Have you ever started making hummus, went to your cupboard and found that you used all the tahini the last time you made hummus? That happened to me when making this recipe. I was perplexed because I really wanted to make the recipe as is. I have made numerous white bean hummus recipes before sans tahini, but I wanted an authentic white bean hummus. Authentic=made with tahini. Duh.
So I had the brilliant idea of adding sesame seeds and a bit more olive oil to the dish to create the tahini, or tahini taste even, within the hummus. Unfortunately my brand new Kitchen-aid food processor appears to not be all that high-powered. When I turned it on high, it whirled the ingredients around but did not pulverize the sesame seeds. I wasn’t even sure it pureed the beans, to be honest, which was a huuuuge disappointment. My main use for a food processor is to make hummus.
So to reiterate, in my brand new, never before been used food processor I had a mixture of chunky beens and sesame seeds that kept whirling around slowly within the bowl of the processor. At this point it was an official cooking disaster.
As a Hail Mary, I got out my trusty Vitamix blender and began blending. It took a minute to figure out how to get the blade to move the mixture was so thick, but eventually I got it going by adding some liquid from the bean pot and then an ice cube and then some cool water and sure enough, the powerful blender pulverized the sesame seeds (and the remaining chunks of beans) and produced a smooth hummus. Granted I almost burnt out my motor while doing so, but I stopped blending in time to achieve a smooth hummus without my motor breaking.
So now that I shared with you a fun little secret, if you ever run out of tahini mid hummus making, you can add some sesame seeds to the mixture as long as you have a nice powerful blender or food processor.
Dad proclaimed this recipe as the best hummus I’ve ever made (and I’ve made a lot of hummus). He asked me how I burnt a lemon, and I explained that I roasted it in the oven and then he asked me what happened to the other half of the lemon and I told him I squeezed the juice into the hummus.
The ingredients listed below are a starting point as I earlier stated that I had to use some of the water from the bean pot, an ice cube and some cool water to get a smooth consistency after I added the sesame seeds. I find whenever I make hummus I don’t really measure anyway. I will add more tahini or olive oil or lemon or garlic or water or ice to get the desired consistency and I would recommend you do the same.
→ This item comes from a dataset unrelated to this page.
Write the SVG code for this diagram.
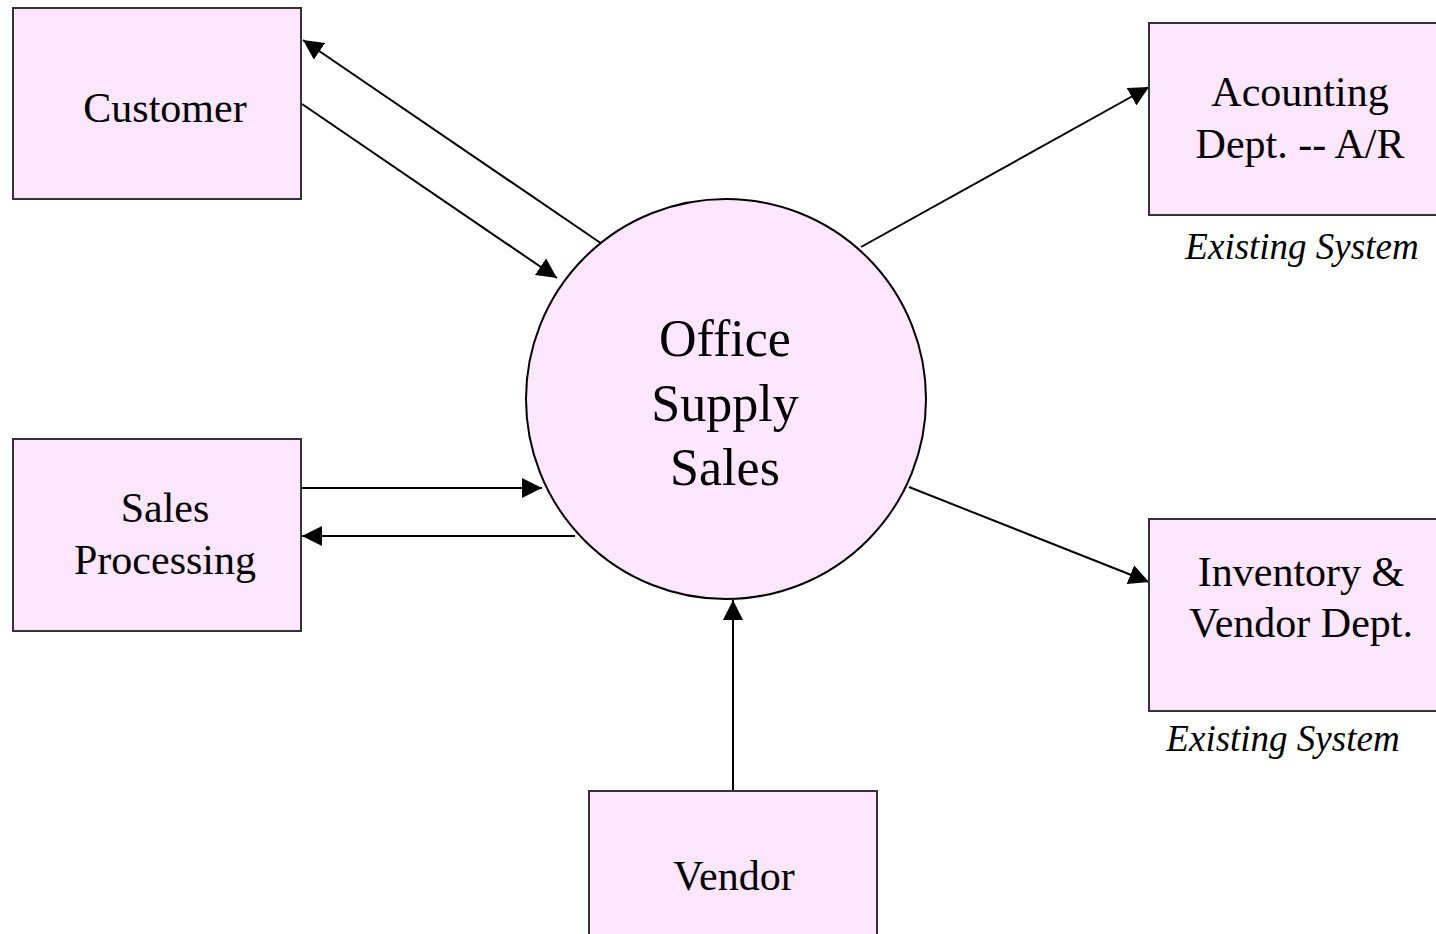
<svg xmlns="http://www.w3.org/2000/svg" width="1436" height="934" viewBox="0 0 1436 934">
<style>
.box{fill:#FFE6FF;stroke:#333;stroke-width:2}
.proc{fill:#FFE6FF;stroke:#000;stroke-width:2}
.t{font-family:"Liberation Serif","Times New Roman",serif;font-size:42px;fill:#000;text-anchor:middle}
.tc{font-family:"Liberation Serif","Times New Roman",serif;font-size:52px;fill:#000;text-anchor:middle}
.note{font-family:"Liberation Serif","Times New Roman",serif;font-size:37px;font-style:italic;fill:#000;text-anchor:middle}
.flow{stroke:#000;stroke-width:2;fill:none;marker-end:url(#arr)}
</style>
<defs>
<marker id="arr" markerUnits="userSpaceOnUse" markerWidth="20" markerHeight="20" refX="20" refY="10" orient="auto" viewBox="0 0 20 20">
<path d="M0,0 L20,10 L0,20 Z" fill="#000"/>
</marker>
</defs>
<rect width="1436" height="934" fill="#fff"/>
<g id="connectors">
<line class="flow" x1="605" y1="246" x2="303" y2="40"/>
<line class="flow" x1="302" y1="104" x2="557" y2="278"/>
<line class="flow" x1="861" y1="247" x2="1149" y2="87"/>
<line class="flow" x1="302" y1="488" x2="542" y2="488"/>
<line class="flow" x1="575" y1="536" x2="302" y2="536"/>
<line class="flow" x1="909" y1="487" x2="1149" y2="582"/>
<line class="flow" x1="733" y1="791" x2="733" y2="600"/>
</g>
<g id="customer">
<rect class="box" x="13" y="8" width="288" height="191"/>
<text class="t" x="165" y="122">Customer</text>
</g>
<g id="sales-processing">
<rect class="box" x="13" y="439" width="288" height="192"/>
<text class="t" x="165" y="522">Sales</text>
<text class="t" x="165" y="574">Processing</text>
</g>
<g id="office-supply-sales">
<circle class="proc" cx="726" cy="399" r="200"/>
<text class="tc" x="725" y="356">Office</text>
<text class="tc" x="725" y="421">Supply</text>
<text class="tc" x="725" y="485">Sales</text>
</g>
<g id="accounting">
<rect class="box" x="1149" y="23" width="300" height="192"/>
<text class="t" x="1300" y="106">Acounting</text>
<text class="t" x="1300" y="158">Dept. -- A/R</text>
<text class="note" x="1302" y="259">Existing System</text>
</g>
<g id="inventory">
<rect class="box" x="1149" y="519" width="300" height="192"/>
<text class="t" x="1301" y="586">Inventory &amp;</text>
<text class="t" x="1301" y="637">Vendor Dept.</text>
<text class="note" x="1283" y="751">Existing System</text>
</g>
<g id="vendor">
<rect class="box" x="589" y="791" width="288" height="160"/>
<text class="t" x="734" y="890">Vendor</text>
</g>
</svg>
This recipe is gently adapted from a recipe I found at Simply Scratch, a blog dedicated to recipes I made from scratch using fresh and homemade ingredients. It’s my kind of blog! Check it out when you get a moment.
- 2 lemons
- 1 ½ c. dry cannellini beans
- 2 T. tahini
- 2 T. extra-virgin olive oil
- ¼ tsp. cumin
- ½ tsp. kosher salt
- 2 garlic cloves, minced
- 1 T. minced fresh parsley, for serving
- olive oil, for serving
- The night before you plan to make the hummus, give dried beans a quick rinse with cool water and then remove any bits of rock hidden in with the beans or weird looking beans. Put the beans in a large bowl and cover with plenty of cool water overnight.
- The next day, drain and rinse beans. Use enough water in your pot to cover beans by about an inch. Bring beans to a boil over high heat. Once you’ve brought the pot to a boil, reduce the heat to simmer and cook gently until the beans are as tender as you like them. This can take anywhere from 30 minutes for smaller, fresher beans, to two hours for larger and/or older ones. Start checking after 30 minutes and check approximately every 30 minutes. When the beans are bite-able but not yet tender, add some salt to the pot. When beans are tender, remove from heat and drain.
- Meanwhile preheat your oven to 450°. Halve the lemons and trim off the ends so they will lay flat in an oven-safe dish. Roast for 20 to 30 minutes then remove and let cool.
- In the bowl of your food processor, fitted with the blade, add the beans, tahini, garlic, cumin, salt, olive oil and juice from 3 of the 4 roasted lemon halves. Secure the lid and process until smooth. Taste and check for seasoning.
- Serve as is or make it fancy by adding a drizzle of olive oil, fresh chopped parsley, a squeeze of roasted lemon juice and/or half of a roasted lemon.